"La vie est une Gare ou je ne m'appelle pas Carmen!": un magnifique parcours initiatique et universel!
"La vie est une gare, je vais bientôt partir, je ne vous dirai pas où", telle est la phrase de Marina Tsvetaeva qui est aussi le point de départ de la nouvelle création de la danseuse Yana Maizel, produite par la compagnie "Errances", et présentée au public, durant trois jours consécutifs, à la Maison des Métallos à Paris. Dans ce spectacle qui mêle théâtre, musique et danse flamencas et dans lequel Yana évoque l'exil et la quête d'identité, elle emporte le public dans un voyage singulier, poétique et burlesque, de la Russie à l'Espagne en passant par la France. Retour sur ce spectacle dont l'impact émotionnel, la force et la portée philosophique sont tels que nous pouvons affirmer qu'il nous accompagne encore, dans notre réflexion, plusieurs jours après y avoir assisté.
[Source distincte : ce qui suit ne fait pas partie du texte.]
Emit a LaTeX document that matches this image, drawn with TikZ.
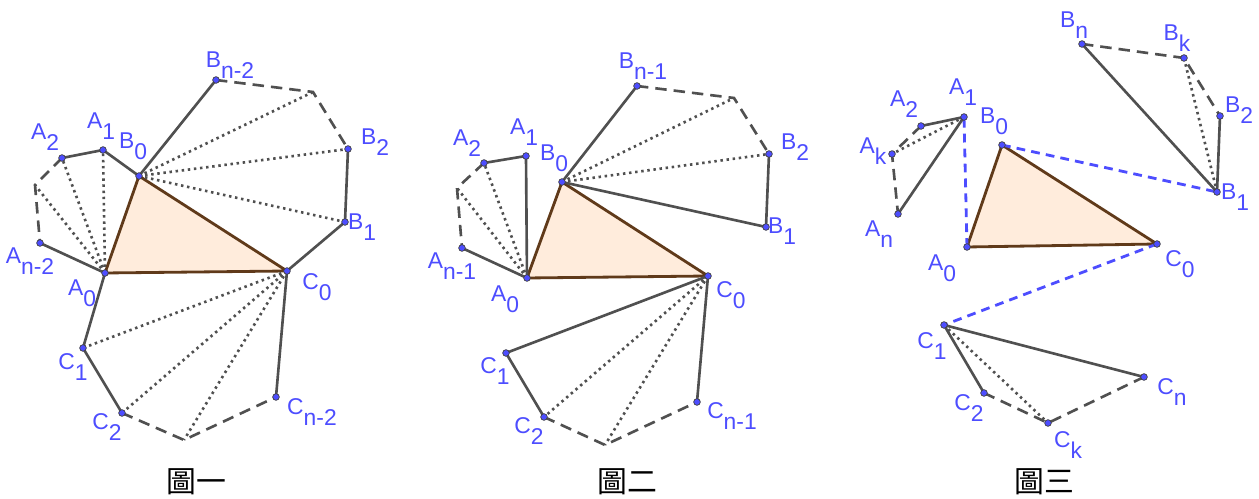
\documentclass[tikz,border=0pt]{standalone}
\usepackage{fontspec}
\setmainfont{Liberation Sans}
\newfontfamily\cjk{Noto Sans CJK TC}
\definecolor{ptblue}{RGB}{77,77,255}
\definecolor{segray}{RGB}{80,80,80}
\definecolor{trifill}{RGB}{255,236,220}
\definecolor{triedge}{RGB}{96,58,26}
\newcommand{\pn}[2]{#1\raisebox{-0.48em}{#2}}

\begin{document}
\begin{tikzpicture}[x=0.02cm, y=-0.02cm,
    seg/.style={draw=segray, line width=1.5pt},
    dsh/.style={draw=segray, line width=1.5pt, dash pattern=on 6.5pt off 4pt},
    dot/.style={draw=segray, line width=1.5pt, dash pattern=on 1.4pt off 2.1pt},
    bdsh/.style={draw=ptblue, line width=1.6pt, dash pattern=on 5pt off 3.5pt},
    tri/.style={fill=trifill, draw=triedge, line width=1.6pt, line join=round},
    pt/.style={circle, fill=ptblue, draw=black!75, line width=0.4pt, inner sep=0pt, minimum size=3.8pt},
    lbl/.style={text=ptblue, inner sep=0pt, font=\fontsize{13}{15}\selectfont},
    figcap/.style={inner sep=0pt, font=\cjk\fontsize{17}{20}\selectfont}]
    \useasboundingbox (0,0) rectangle (1259,499);

    % 圖一
    \coordinate (I-A0) at (105,273); \coordinate (I-B0) at (139,176); \coordinate (I-C0) at (287,271);
    \coordinate (I-A1) at (103,150); \coordinate (I-A2) at (62,158);  \coordinate (I-Ax) at (35,185);  \coordinate (I-An) at (40,243);
    \coordinate (I-Bn) at (216,80);  \coordinate (I-Bx) at (313,92);  \coordinate (I-B2) at (348,149); \coordinate (I-B1) at (345,222);
    \coordinate (I-C1) at (83,348);  \coordinate (I-C2) at (122,413); \coordinate (I-Cx) at (184,440); \coordinate (I-Cn) at (276,397);
    \filldraw[tri] (I-A0) -- (I-B0) -- (I-C0) -- cycle;
    \foreach \p in {A1,A2,Ax} \draw[dot] (I-A0) -- (I-\p);
    \foreach \p in {Bx,B2,B1} \draw[dot] (I-B0) -- (I-\p);
    \foreach \p in {C1,C2,Cx} \draw[dot] (I-C0) -- (I-\p);
    \draw[dsh] (I-A2) -- (I-Ax) -- (I-An);
    \draw[dsh] (I-Bn) -- (I-Bx) -- (I-B2);
    \draw[dsh] (I-C2) -- (I-Cx) -- (I-Cn);
    \draw[seg] (I-An) -- (I-A0) -- (I-C1) -- (I-C2);
    \draw[seg] (I-A2) -- (I-A1) -- (I-B0) -- (I-Bn);
    \draw[seg] (I-B2) -- (I-B1) -- (I-C0) -- (I-Cn);
    \foreach \p in {A0,B0,C0,A1,A2,An,Bn,B2,B1,C1,C2,Cn} \node[pt] (I-d\p) at (I-\p) {};
    \node[lbl] (I-lA2) at (45,137)  {\pn{A}{2}};
    \node[lbl] (I-lA1) at (101,126) {\pn{A}{1}};
    \node[lbl] (I-lB0) at (133,146) {\pn{B}{0}};
    \node[lbl] (I-lBn) at (230,65)  {\pn{B}{n-2}};
    \node[lbl] (I-lB2) at (375,142) {\pn{B}{2}};
    \node[lbl] (I-lB1) at (362,227) {\pn{B}{1}};
    \node[lbl] (I-lAn) at (30,261)  {\pn{A}{n-2}};
    \node[lbl] (I-lA0) at (82,293)  {\pn{A}{0}};
    \node[lbl] (I-lC0) at (317,287) {\pn{C}{0}};
    \node[lbl] (I-lC1) at (73,367)  {\pn{C}{1}};
    \node[lbl] (I-lC2) at (107,427) {\pn{C}{2}};
    \node[lbl] (I-lCn) at (312,412) {\pn{C}{n-2}};
    \node[figcap] (cap-I) at (196,482) {圖一};

    % 圖二
    \coordinate (II-A0) at (527,278); \coordinate (II-B0) at (562,182); \coordinate (II-C0) at (708,276);
    \coordinate (II-A1) at (526,156); \coordinate (II-A2) at (484,163); \coordinate (II-Ax) at (457,188); \coordinate (II-An) at (462,248);
    \coordinate (II-Bn) at (637,86);  \coordinate (II-Bx) at (734,98);  \coordinate (II-B2) at (769,154); \coordinate (II-B1) at (766,227);
    \coordinate (II-C1) at (506,353); \coordinate (II-C2) at (544,417); \coordinate (II-Cx) at (605,445); \coordinate (II-Cn) at (697,402);
    \filldraw[tri] (II-A0) -- (II-B0) -- (II-C0) -- cycle;
    \foreach \p in {A2,Ax} \draw[dot] (II-A0) -- (II-\p);
    \foreach \p in {Bx,B2} \draw[dot] (II-B0) -- (II-\p);
    \foreach \p in {C2,Cx} \draw[dot] (II-C0) -- (II-\p);
    \draw[dsh] (II-A2) -- (II-Ax) -- (II-An);
    \draw[dsh] (II-Bn) -- (II-Bx) -- (II-B2);
    \draw[dsh] (II-C2) -- (II-Cx) -- (II-Cn);
    \draw[seg] (II-An) -- (II-A0) -- (II-A1) -- (II-A2);
    \draw[seg] (II-Bn) -- (II-B0) -- (II-B1) -- (II-B2);
    \draw[seg] (II-C2) -- (II-C1) -- (II-C0) -- (II-Cn);
    \foreach \p in {A0,B0,C0,A1,A2,An,Bn,B2,B1,C1,C2,Cn} \node[pt] (II-d\p) at (II-\p) {};
    \node[lbl] (II-lA2) at (467,143) {\pn{A}{2}};
    \node[lbl] (II-lA1) at (524,132) {\pn{A}{1}};
    \node[lbl] (II-lB0) at (554,158) {\pn{B}{0}};
    \node[lbl] (II-lBn) at (643,66)  {\pn{B}{n-1}};
    \node[lbl] (II-lB2) at (795,147) {\pn{B}{2}};
    \node[lbl] (II-lB1) at (782,231) {\pn{B}{1}};
    \node[lbl] (II-lAn) at (452,266) {\pn{A}{n-1}};
    \node[lbl] (II-lA0) at (505,299) {\pn{A}{0}};
    \node[lbl] (II-lC0) at (731,295) {\pn{C}{0}};
    \node[lbl] (II-lC1) at (495,371) {\pn{C}{1}};
    \node[lbl] (II-lC2) at (529,431) {\pn{C}{2}};
    \node[lbl] (II-lCn) at (732,416) {\pn{C}{n-1}};
    \node[figcap] (cap-II) at (627,482) {圖二};

    % 圖三
    \coordinate (III-A0) at (967,247);  \coordinate (III-B0) at (1002,145); \coordinate (III-C0) at (1157,244);
    \coordinate (III-A1) at (964,117);  \coordinate (III-A2) at (921,126);  \coordinate (III-Ak) at (892,154);  \coordinate (III-An) at (898,214);
    \coordinate (III-Bn) at (1082,44);  \coordinate (III-Bk) at (1184,58);  \coordinate (III-B2) at (1220,116); \coordinate (III-B1) at (1217,192);
    \coordinate (III-C1) at (944,325);  \coordinate (III-C2) at (984,393);  \coordinate (III-Ck) at (1048,423); \coordinate (III-Cn) at (1144,377);
    \filldraw[tri] (III-A0) -- (III-B0) -- (III-C0) -- cycle;
    \draw[bdsh] (III-A0) -- (III-A1);
    \draw[bdsh] (III-B0) -- (III-B1);
    \draw[bdsh] (III-C0) -- (III-C1);
    \draw[dot] (III-A1) -- (III-Ak);
    \draw[dot] (III-B1) -- (III-Bk);
    \draw[dot] (III-C1) -- (III-Ck);
    \draw[dsh] (III-A2) -- (III-Ak) -- (III-An);
    \draw[dsh] (III-Bn) -- (III-Bk) -- (III-B2);
    \draw[dsh] (III-C2) -- (III-Ck) -- (III-Cn);
    \draw[seg] (III-A2) -- (III-A1) -- (III-An);
    \draw[seg] (III-Bn) -- (III-B1) -- (III-B2);
    \draw[seg] (III-C2) -- (III-C1) -- (III-Cn);
    \foreach \p in {A0,B0,C0,A1,A2,Ak,An,Bn,Bk,B2,B1,C1,C2,Ck,Cn} \node[pt] (III-d\p) at (III-\p) {};
    \node[lbl] (III-lBn) at (1074,25)  {\pn{B}{n}};
    \node[lbl] (III-lBk) at (1177,38)  {\pn{B}{k}};
    \node[lbl] (III-lA1) at (963,92)   {\pn{A}{1}};
    \node[lbl] (III-lA2) at (904,104)  {\pn{A}{2}};
    \node[lbl] (III-lB0) at (994,121)  {\pn{B}{0}};
    \node[lbl] (III-lB2) at (1239,110) {\pn{B}{2}};
    \node[lbl] (III-lAk) at (873,151)  {\pn{A}{k}};
    \node[lbl] (III-lB1) at (1235,197) {\pn{B}{1}};
    \node[lbl] (III-lAn) at (879,234)  {\pn{A}{n}};
    \node[lbl] (III-lA0) at (942,268)  {\pn{A}{0}};
    \node[lbl] (III-lC0) at (1180,264) {\pn{C}{0}};
    \node[lbl] (III-lC1) at (932,346)  {\pn{C}{1}};
    \node[lbl] (III-lCn) at (1172,392) {\pn{C}{n}};
    \node[lbl] (III-lC2) at (969,408)  {\pn{C}{2}};
    \node[lbl] (III-lCk) at (1068,445) {\pn{C}{k}};
    \node[figcap] (cap-III) at (1044,482) {圖三};
\end{tikzpicture}
\end{document}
Le spectacle débute par une Solea interprétée par les talentueux artistes: le chanteur Cristo Cortes et le guitariste Dani Barba Moreno; puis Yana entre en scène, pieds nus dans une combinaison bleue; elle se lance dans une Farruca, accompagnée par ses acolytes, tandis qu'elle dit "le mal du pays", un texte du poète russe Marina Tsevetaeva, traduit et adapté pour cette création. Ce texte fait écho à son vécu; En effet, il y a plusieurs années, Yana a quitté sa Russie natale, pour aller étudier le théâtre et la danse au Canada. Puis, elle séjourna à Grenade, en Espagne, pour faire l'apprentissage de la danse Flamenca avant de s'installer à Paris, ville où elle a complété ses études théâtrales à l’Ecole Internationale de Théâtre Jacques Lecoq avant de partir à Madrid, dans le but d'approfondir la danse Flamenca à la célèbre école Amor de Dios. Dans cet exil, loin de ses racines, bien qu'elle soit nourrie par de multiples influences et cultures, Yana exprime la nostalgie du pays natal au travers de sa danse et elle s'interroge. Le spectacle se poursuit avec le texte de "La Madeleine" de Proust, tandis que Yana interprète une Alegria avec Bata de cola, puis, debout face au micro, elle dit "La peur" , un texte qu'elle décline en quatre langues tandis qu'elle martèle le sol de ses zapateados, comme pour marquer la présence des pulsations d'un cœur qui ne veut pas s'arrêter de battre. "Peur de partir, peur d'arriver, peur d'être là". Yana exprime cette peur qui empêche tout individu de vivre le moment présent, de vivre tout simplement. Une lueur d'espoir surgit de ce questionnement: "et si je n'avais plus peur?" rajoute -telle.
Traversant les années et les frontières, Yana évoque ensuite l'Andalousie en apportant un mannequin en bois paré d'un costume typique de danseuse andalouse et, face à cette présence, elle interprète une Buleria durant laquelle elle scande "Je ne m'appelle pas Carmen", s'interrogeant sur la légitimité de danser le Flamenco, tandis que le chanteur Cristo Cortes incarne le rôle du dogme et de la tradition Flamenca. Le guitariste Dani Moreno l'accompagne dans ce palo, et ensemble, ils sillonnent les chemins du doute, des rêves et de l'espoir. Grâce à son talent de danseuse, de comédienne et de chorégraphe, Yana partage avec le public cette quête d'identité qui va au-delà de l'aspect autobiographique puisque celle-ci revêt une véritable dimension philosophique et universelle. Au public de s'interroger: Appartenons-nous à notre pays d'origine ou plutôt au pays qui nous a construit et accueilli? Peut- on s'approprier une culture autre que celle de nos origines? Peut -on véritablement prendre racine dans une terre différente de celle qui est inscrite dans notre mémoire génétique? Sans vouloir donner de réponses précises, ce spectacle nous convie à une réflexion dont le fruit appartient à chacun. C'est là aussi que réside la magie du spectacle!